Contributed By:Dorothy Nevils maslivend@sbcglobal.net

Too, too painful ... Lou Gehrig's disease

I’d heard the name before, in passing. I remember that I did, but not when. It meant little to me, a furrowed brow for a moment. I didn’t know the man with the name.

I knew he was a professional baseball player. I didn’t follow baseball. Besides, it was way before my time. When? I had no idea. It belonged to a faraway place.Where? I didn’t know. Nor did I seek to know. It was not a part of my world, and as huge as the world is, there is never the possibility of exploring more than a fraction of what it encompasses.

And, so, I went on my merry, and sometimes not so merry, way. I cannot even say I thought about it ever, though I’d heard the name… perhaps once or twice… maybe three times for good measure, but it had nothing to do with me.

Then, last year, that changed! It was real, and it had invaded, not my circle of acquaintances, not even my circle of friends, but my family! No one had seen it coming, and it was there, like an evil coward, and had targeted my niece! That’s when I became acquainted with this disease! That’s when it was important to me.

ALS is short for amyotrophic lateral sclerosis, and was discovered in 1869 by a French doctor named Jean-Martin Charcot. It is called Lou Gehrig’s disease, named for the great professional baseball player who died of the disease at 38, two years after diagnosis.

The disease, as it did with Lou Gehrig, turns an active person into one completely dependent on others in a matter of months, with death occurring shortly thereafter.

This is what has happened to my niece, a beautiful, sweet woman, a year older than my daughter. She went from vibrant and independent to totally dependent, even to the point of having a hole put in her throat – in a matter of months, and it has broken my heart.

I remember her as a little girl frolicking with my daughter, getting in trouble with my daughter, and sharing summertime with my daughter, here in Gary, or in Mounds, IL. I remember “jumping” the little boy, my son’s friend down the street, for trying to get them to smoke, even though he knew, or should have, that I didn’t play that!

People always say stuff like, “He only takes the best,” some asinine effort at comfort, as if the griever ought to feel good, proud that one’s loved one was “chosen for the honor of dying early,” that pride that one has been “picked” outweighs the emptiness left for children, parents, and … aunts!

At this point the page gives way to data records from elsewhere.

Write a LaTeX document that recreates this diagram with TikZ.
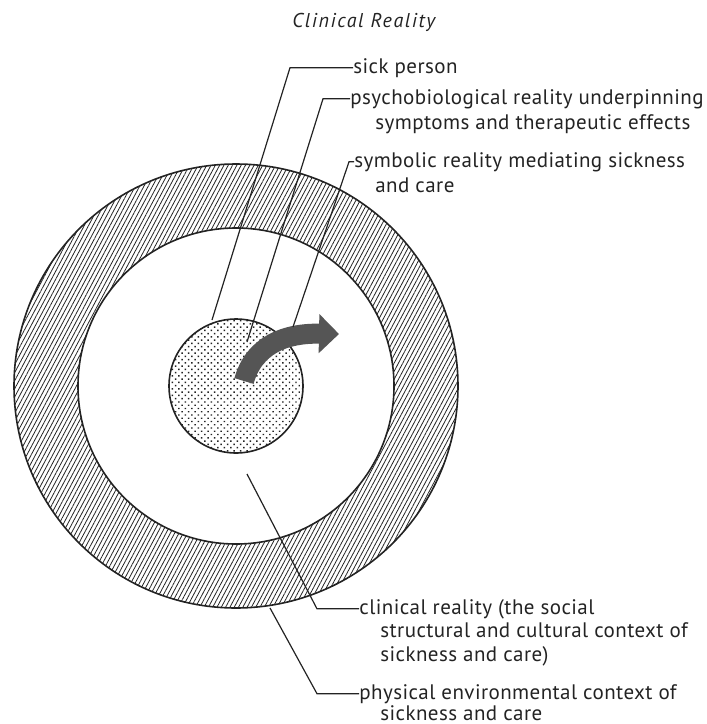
\documentclass[tikz,border=0pt]{standalone}
\usepackage{fontspec}
\setmainfont{PT Sans}
\usetikzlibrary{positioning, arrows.meta, patterns.meta}
\definecolor{InkGray}{RGB}{35,35,35}
\definecolor{ArrowGray}{RGB}{85,85,85}

\begin{document}
\begin{tikzpicture}[x=0.5pt, y=0.5pt,
    ring/.style={draw=InkGray, line width=0.8pt},
    leader/.style={draw=InkGray, line width=0.6pt},
    lbl/.style={font=\fontsize{10.5}{13}\selectfont\addfontfeatures{LetterSpace=2},
                inner sep=0pt, anchor=base west, text=InkGray},
    ttl/.style={font=\fontsize{10}{12}\selectfont\itshape\addfontfeatures{LetterSpace=8},
                inner sep=0pt, anchor=base west, text=InkGray}
  ]
  \useasboundingbox (0,0) rectangle (707,-724);

  % Rings
  \coordinate (C) at (236,-386);
  \draw[ring, pattern={Lines[angle=62, distance=1.9pt, line width=0.4pt]},
        pattern color=InkGray] (C) circle (222);
  \draw[ring, fill=white] (C) circle (158);
  \fill[white] (C) circle (67);
  \fill[pattern={Dots[angle=45, distance=2.3pt, radius=0.52pt]},
        pattern color=InkGray] (C) circle (67);
  \draw[ring] (C) circle (67);

  % Arrow
  \draw[ArrowGray, line width=10pt, -{Triangle[length=10pt, width=19pt]}]
    (244,-381) .. controls (254,-345) and (285,-333) .. (339,-334);

  % Labels
  \node[ttl] (title) at (292,-27) {Clinical Reality};
  \node[lbl] (sick) at (353,-73) {sick person};
  \node[lbl] (psy) at (350,-104) {psychobiological reality underpinning};
  \node[lbl] (psyb) at ([shift={(25,-25)}]psy.base west) {symptoms and therapeutic effects};
  \node[lbl] (sym) at (354,-167) {symbolic reality mediating sickness};
  \node[lbl] (symb) at ([shift={(21,-25)}]sym.base west) {and care};
  \node[lbl] (clin) at (359,-614) {clinical reality (the social};
  \node[lbl] (clinb) at ([shift={(21,-23)}]clin.base west) {structural and cultural context of};
  \node[lbl] (clinc) at ([shift={(0,-24)}]clinb.base west) {sickness and care)};
  \node[lbl] (phys) at (359,-699) {physical environmental context of};
  \node[lbl] (physb) at ([shift={(21,-21)}]phys.base west) {sickness and care};

  % Leader ends
  \coordinate (sickEnd) at (212,-320);
  \coordinate (psyEnd) at (247,-342);
  \coordinate (symEnd) at (293,-327);
  \coordinate (clinEnd) at (247,-474);
  \coordinate (physEnd) at (270,-608);

  % Leaders
  \draw[leader] (sick.west) -- ++(-63,0) -- (sickEnd);
  \draw[leader] (psy.west) -- ++(-27,0) -- (psyEnd);
  \draw[leader] (sym.west) -- ++(-5,0) -- (symEnd);
  \draw[leader] (clin.west) -- ++(-42,0) -- (clinEnd);
  \draw[leader] (phys.west) -- ++(-42,0) -- (physEnd);
\end{tikzpicture}
\end{document}
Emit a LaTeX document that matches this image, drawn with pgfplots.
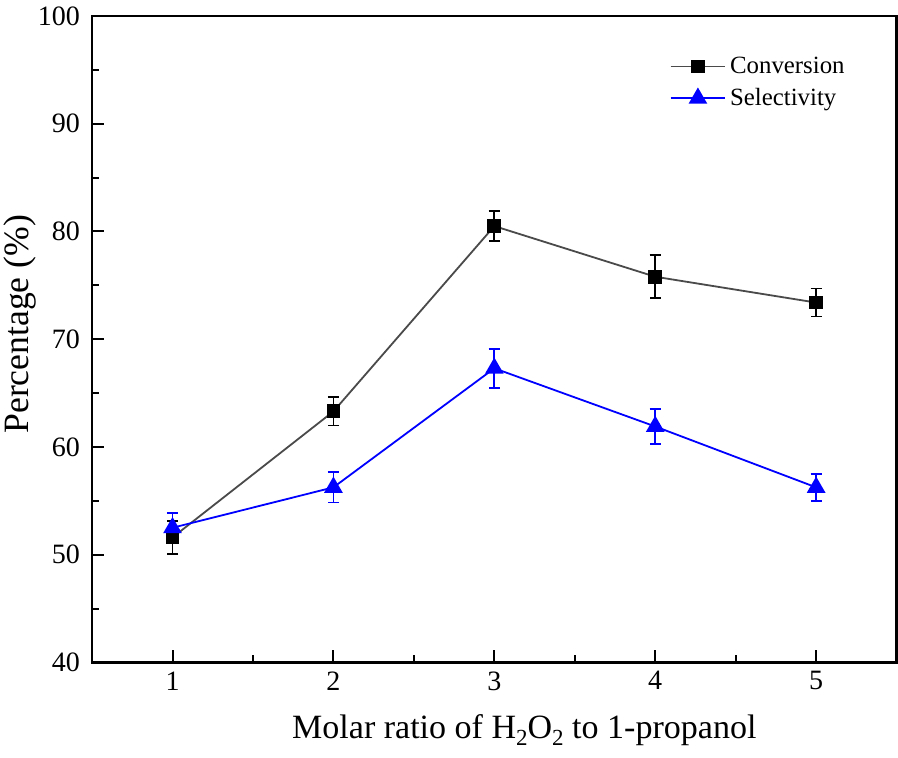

There is nothing I can do for her, but I have a sadness and, I must admit, some bitterness that, with all the hateful, dishonest, uncaring people in this world, a young woman, bubbling with kindness, her cup running over with sensitivity and generosity, could draw the lot of such suffering, then separation from all who love her, including three barely grown children who must spend the rest of their lives without her.

I am hoping that the money she and her friends and relatives raised to fight ALS will help scientists and doctors find a cure… and put an end to this horror visited upon people, especially those like my sweet niece … and I pledge to help!